We also went to a delightful ‘upmarket’ restaurant where we were offered a glass of ‘Cava’ – ‘on the house’ – as soon as we were seated. This drink was most enjoyable and our waiter took great pleasure advocating that ‘Cava’ was a special Spanish sparkling wine that only came from Catalonia. However, we detected a little disappointment from him when we ordered a bottle of the same Cava to accompany our meal. (From a subsequent cursory look at the wine list, we couldn’t help but notice that ‘our’ Cava was the cheapest at 16 euros a bottle, with everything else was over 30 euros.)

Compared to the Greeks, the Catalans are especially organized and take great pride in this. The 1992 Olympics massively transformed Barcelona and its infrastructure. Unlike Athens, Barcelona emerged as a completely different city as a result.

This city is amazingly tourist-friendly and includes the usual bus tours, walking trips and museums found in most cities; however, they are better organized and coordinated than most.

What also makes this an outstanding city is Antonio Gaudi's unique architecture.

Gaudi's creativity is present everywhere; in the parks, building facades, rooftops, and the extraordinary landmark cathedral of the Sagrada Familia.

Without him Barcelona would be, well, less important visually. It was everything we had anticipated. You also have the Picasso museum within 5 great medieval houses in the center of Barcelona. A great city, great people, and not a cigarette butt on the ground!

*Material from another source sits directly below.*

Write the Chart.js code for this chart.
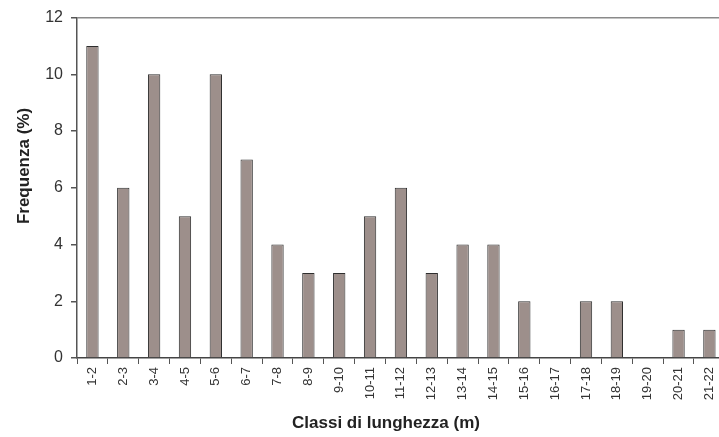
<!DOCTYPE html>
<html>
<head>
<meta charset="utf-8">
<script src="https://cdn.jsdelivr.net/npm/chart.js@4"></script>
<style>
  html, body { margin: 0; padding: 0; background: #fff; overflow: hidden; }
  #wrap { width: 728px; height: 437px; }
</style>
</head>
<body>
<div id="wrap"><canvas id="myChart" width="728" height="437"></canvas></div>
<script>
// data
var classes = ['1-2', '2-3', '3-4', '4-5', '5-6', '6-7', '7-8', '8-9', '9-10', '10-11', '11-12',
               '12-13', '13-14', '14-15', '15-16', '16-17', '17-18', '18-19', '19-20', '20-21', '21-22'];
var frequenza = [11, 6, 10, 5, 10, 7, 4, 3, 3, 5, 6, 3, 4, 4, 2, 0, 2, 2, 0, 1, 1];
var yTicks = [0, 2, 4, 6, 8, 10, 12];

var yTitle = 'Frequenza (%)';
var xTitle = 'Classi di lunghezza (m)';

// axis titles sit a bit off-centre in the original, so draw them by hand
var titlePlugin = {
    id: 'axisTitles',
    afterDraw: function(chart) {
        var c = chart.ctx;
        c.save();
        c.fillStyle = '#222';
        c.font = 'bold 17px "Liberation Sans", Arial, sans-serif';
        c.textAlign = 'center';
        c.textBaseline = 'middle';
        c.fillText(xTitle, 386, 423);
        c.translate(24, 166);
        c.rotate(-Math.PI / 2);
        c.fillText(yTitle, 0, 0);
        c.restore();
    }
};

var ctx = document.getElementById('myChart').getContext('2d');
var myChart = new Chart(ctx, {
    type: 'bar',
    data: {
        labels: classes,
        datasets: [{
            label: yTitle,
            data: frequenza,
            backgroundColor: '#9d8f8b',
            borderColor: '#2e2e2e',
            borderWidth: 1,
            barPercentage: 0.4,
            categoryPercentage: 1.0
        }]
    },
    options: {
        responsive: false,
        animation: false,
        layout: { padding: { top: 16, right: 0, bottom: 0, left: 0 } },
        plugins: {
            legend: { display: false },
            tooltip: { enabled: false }
        },
        scales: {
            x: {
                offset: true,
                grid: {
                    offset: true,
                    drawOnChartArea: false,
                    tickLength: 6,
                    color: '#555',
                    lineWidth: 1
                },
                border: { color: '#444', width: 1.5 },
                ticks: {
                    minRotation: 90,
                    maxRotation: 90,
                    autoSkip: false,
                    padding: 3,
                    color: '#333',
                    font: { family: '"Liberation Sans", Arial, sans-serif', size: 13 }
                },
                afterFit: function(scale) { scale.height = 79; }
            },
            y: {
                min: 0,
                max: 12,
                afterBuildTicks: function(scale) {
                    scale.ticks = yTicks.map(function(v) { return { value: v }; });
                },
                grid: {
                    tickLength: 6,
                    lineWidth: 1.5,
                    color: function(c) { return c.tick && c.tick.value === 12 ? '#8a8a8a' : 'rgba(0,0,0,0)'; },
                    tickColor: '#555'
                },
                border: { color: '#555', width: 1.5 },
                ticks: {
                    padding: 8,
                    color: '#333',
                    font: { family: '"Liberation Sans", Arial, sans-serif', size: 16 }
                },
                afterFit: function(scale) { scale.width = 77; }
            }
        }
    },
    plugins: [titlePlugin]
});
</script>
</body>
</html>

What really impressed us was the feeling of the city; the bustle, with citizens as well as tourists enjoying its cosmopolitan atmosphere. Every bar tender seemed to be Irish. We met a large number of South Americans living, working or visiting. Fortunately I speak Spanish, but no Catalan. When I lived in Madrid years ago and visited Barcelona, Catalan was a banned language, not anymore; signs are in Catalan, Spanish, and maybe English. They are very nationalistic and you get the feeling that it is a separate country and one they are very proud of.

The food is great! Being by the sea, the seafood is delicious and fresh. Nevertheless, we have a warning for you: every restaurant has a variety of paellas, however, none that we tried were particularly good. Every food has it’s home, and paella comes from ANdalucia in the south of Spain, not from Barcelona. We did have other wonderful food, including traditional tapas and jamon Iberico.


After Barcelona we drove north to the Costa Brava to visit some friends in Tamariu. While there, we drove to Cadaques to visit the Salvador Dali house. It is made up of 5 fishermen’s cottages, accumulated over more than 30 years. You start to better appreciate Dali after this visit; his home is a masterpiece and is creative, theatrical, playful, and ingenious and the gardens and rooms are magical, and so carefully thought out, wtih wit and fun in every corner. It shows not only his great love for his wife, but also for the area in which they lived. It was one of the best moments of our trip.

Going back towards Girona and Palafruell and Tamariu, there are many medieval towns and wonderful rustic farmhouses, all beautifully maintained; no neon signs or discotheques, discarded plastic water bottles or cigarette butts on the ground.

The cleanliness of the countryside as well as the towns was a revelation. I do not want to go on and on about this, but it impressed us all. We love Greece and would not trade it for anywhere else, but we could use a bit of the Catalan discipline. Perhaps they are a bit obsessive, but it was nice not to see rubbish lining the country roads or people tossing unwanted stuff from their cars.

We did have a couple of problems, other than the paella; the coffee was terrible and there was not the great choice we have in Greece, but it was cheap, as it should be.



If you avoid the coffee and the paella, Catalonia is an incredible place to visit!